* Task goal:
Beginning with the first line below, please repeat the material exactly, ending with the line that includes "df = pd.DataFrame(rows)".

* Data listing:
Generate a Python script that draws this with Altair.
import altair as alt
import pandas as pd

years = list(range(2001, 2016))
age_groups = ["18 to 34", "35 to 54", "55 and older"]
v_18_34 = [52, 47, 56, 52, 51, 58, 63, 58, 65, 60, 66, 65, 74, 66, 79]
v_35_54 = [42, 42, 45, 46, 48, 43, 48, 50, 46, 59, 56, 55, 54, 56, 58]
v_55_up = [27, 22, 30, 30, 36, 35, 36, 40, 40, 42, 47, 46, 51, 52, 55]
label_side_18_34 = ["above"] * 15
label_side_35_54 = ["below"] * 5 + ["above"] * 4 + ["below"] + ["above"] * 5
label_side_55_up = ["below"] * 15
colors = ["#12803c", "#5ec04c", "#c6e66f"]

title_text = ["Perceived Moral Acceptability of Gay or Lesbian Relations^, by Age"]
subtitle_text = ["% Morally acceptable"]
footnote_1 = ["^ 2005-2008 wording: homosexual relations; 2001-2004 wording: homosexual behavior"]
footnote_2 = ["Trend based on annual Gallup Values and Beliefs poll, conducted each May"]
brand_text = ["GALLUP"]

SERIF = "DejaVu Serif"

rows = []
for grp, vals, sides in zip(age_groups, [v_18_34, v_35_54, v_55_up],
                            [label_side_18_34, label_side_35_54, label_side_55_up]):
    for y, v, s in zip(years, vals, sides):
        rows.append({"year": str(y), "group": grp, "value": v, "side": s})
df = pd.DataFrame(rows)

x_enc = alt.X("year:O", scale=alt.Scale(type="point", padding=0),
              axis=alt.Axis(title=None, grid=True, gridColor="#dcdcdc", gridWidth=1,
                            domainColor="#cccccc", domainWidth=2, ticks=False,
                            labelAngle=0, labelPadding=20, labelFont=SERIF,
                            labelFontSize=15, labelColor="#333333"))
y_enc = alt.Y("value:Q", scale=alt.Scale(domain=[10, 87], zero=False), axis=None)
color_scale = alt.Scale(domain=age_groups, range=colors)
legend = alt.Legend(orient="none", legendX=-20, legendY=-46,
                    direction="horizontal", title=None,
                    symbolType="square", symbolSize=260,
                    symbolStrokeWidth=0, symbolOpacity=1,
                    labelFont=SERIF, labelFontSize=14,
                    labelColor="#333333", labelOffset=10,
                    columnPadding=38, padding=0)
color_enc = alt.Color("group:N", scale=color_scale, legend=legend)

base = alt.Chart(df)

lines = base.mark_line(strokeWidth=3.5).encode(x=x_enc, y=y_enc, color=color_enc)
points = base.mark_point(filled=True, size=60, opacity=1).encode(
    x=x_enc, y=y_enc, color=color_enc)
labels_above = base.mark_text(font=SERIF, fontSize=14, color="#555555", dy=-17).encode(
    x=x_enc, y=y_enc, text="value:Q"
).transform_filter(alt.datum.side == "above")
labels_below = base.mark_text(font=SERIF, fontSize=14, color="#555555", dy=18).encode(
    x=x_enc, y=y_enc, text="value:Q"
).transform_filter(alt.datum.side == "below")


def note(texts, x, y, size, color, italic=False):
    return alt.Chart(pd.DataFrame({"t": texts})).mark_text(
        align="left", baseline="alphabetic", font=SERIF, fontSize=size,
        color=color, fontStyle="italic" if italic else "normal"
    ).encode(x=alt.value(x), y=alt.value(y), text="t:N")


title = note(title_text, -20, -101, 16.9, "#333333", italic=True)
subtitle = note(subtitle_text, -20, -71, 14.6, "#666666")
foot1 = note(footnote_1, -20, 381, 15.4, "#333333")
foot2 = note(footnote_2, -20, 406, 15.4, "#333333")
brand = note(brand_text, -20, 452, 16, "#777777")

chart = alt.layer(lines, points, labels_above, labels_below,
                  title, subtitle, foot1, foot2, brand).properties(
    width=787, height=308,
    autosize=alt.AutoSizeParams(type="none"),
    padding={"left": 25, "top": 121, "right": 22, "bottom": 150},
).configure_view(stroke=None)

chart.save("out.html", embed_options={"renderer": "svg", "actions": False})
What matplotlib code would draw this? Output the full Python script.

* Final result:
Generate a Python script that draws this with Altair.
import altair as alt
import pandas as pd

years = list(range(2001, 2016))
age_groups = ["18 to 34", "35 to 54", "55 and older"]
v_18_34 = [52, 47, 56, 52, 51, 58, 63, 58, 65, 60, 66, 65, 74, 66, 79]
v_35_54 = [42, 42, 45, 46, 48, 43, 48, 50, 46, 59, 56, 55, 54, 56, 58]
v_55_up = [27, 22, 30, 30, 36, 35, 36, 40, 40, 42, 47, 46, 51, 52, 55]
label_side_18_34 = ["above"] * 15
label_side_35_54 = ["below"] * 5 + ["above"] * 4 + ["below"] + ["above"] * 5
label_side_55_up = ["below"] * 15
colors = ["#12803c", "#5ec04c", "#c6e66f"]

title_text = ["Perceived Moral Acceptability of Gay or Lesbian Relations^, by Age"]
subtitle_text = ["% Morally acceptable"]
footnote_1 = ["^ 2005-2008 wording: homosexual relations; 2001-2004 wording: homosexual behavior"]
footnote_2 = ["Trend based on annual Gallup Values and Beliefs poll, conducted each May"]
brand_text = ["GALLUP"]

SERIF = "DejaVu Serif"

rows = []
for grp, vals, sides in zip(age_groups, [v_18_34, v_35_54, v_55_up],
                            [label_side_18_34, label_side_35_54, label_side_55_up]):
    for y, v, s in zip(years, vals, sides):
        rows.append({"year": str(y), "group": grp, "value": v, "side": s})
df = pd.DataFrame(rows)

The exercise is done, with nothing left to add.